Ingredients
10–12 decilitre of flour
1/2 tablespoon of bicarbonate
250 gram of butter
1/2 decilitre of cream
3 decilitre of sugar
1 1/2 decilitre of syrup
1 egg
1 tablespoon of cinnamon
1 tablespoon of ginger
Note : decilitre is a measure of volume equivalent to one tenth of a litre.
Instructions
1. Mix half of the flour with the bicarbonate in a bowl-
2. Put pat of butter into the bowl and mash it together with a fork to a grainy dough.
3. Whip the cream and knead it into the dough.
4. Mix together the rest of the ingredients into the bowl.
5. Knead the dough with the rest of the flower (save some for the baking)

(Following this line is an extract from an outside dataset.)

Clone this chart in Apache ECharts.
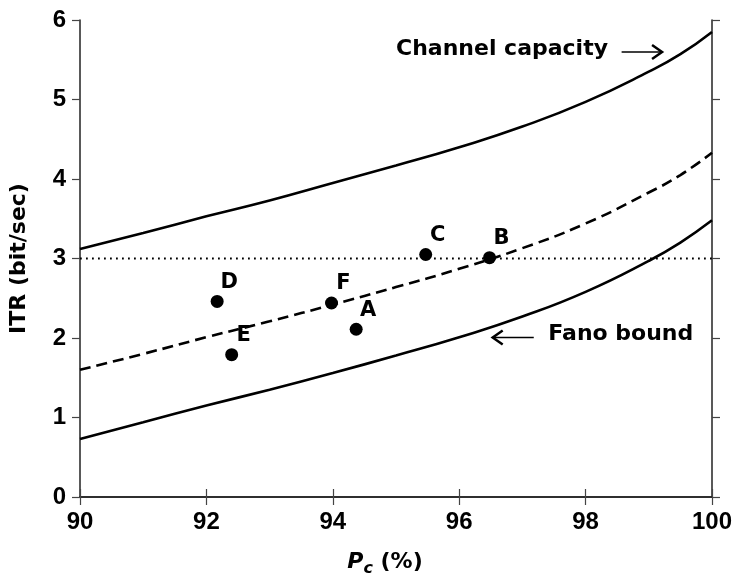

6. Place the dough inside a plastic film and place it inside the fridge until the next day.
7. The day after you take half the dough and knead the dough soft together with some flower.
8. Roll out the dough with a rolling pin until its 3–5 millimetre thick.
9. Use gingerbread moulds to shape the gingerbread biscuits. If you don’t have gingerbread moulds you can use a glass that is turned upside down and that way make round biscuits. Not as fun as a heart, an elk or a Moomintroll but it works.
10. Place the biscuits on a buttered baking tray.
11. Put the baking tray in the oven at 175–200 degrees Celsius for about 5–7 minutes. Take them out while they are still yellow and soft.
Decorative Icing for Gingerbread Biscuit
12. Mix 4 cups of powdered sugar and 3 ~ 4 tablespoons of water.
13. Stir them together in a medium bowl and add food color as desired.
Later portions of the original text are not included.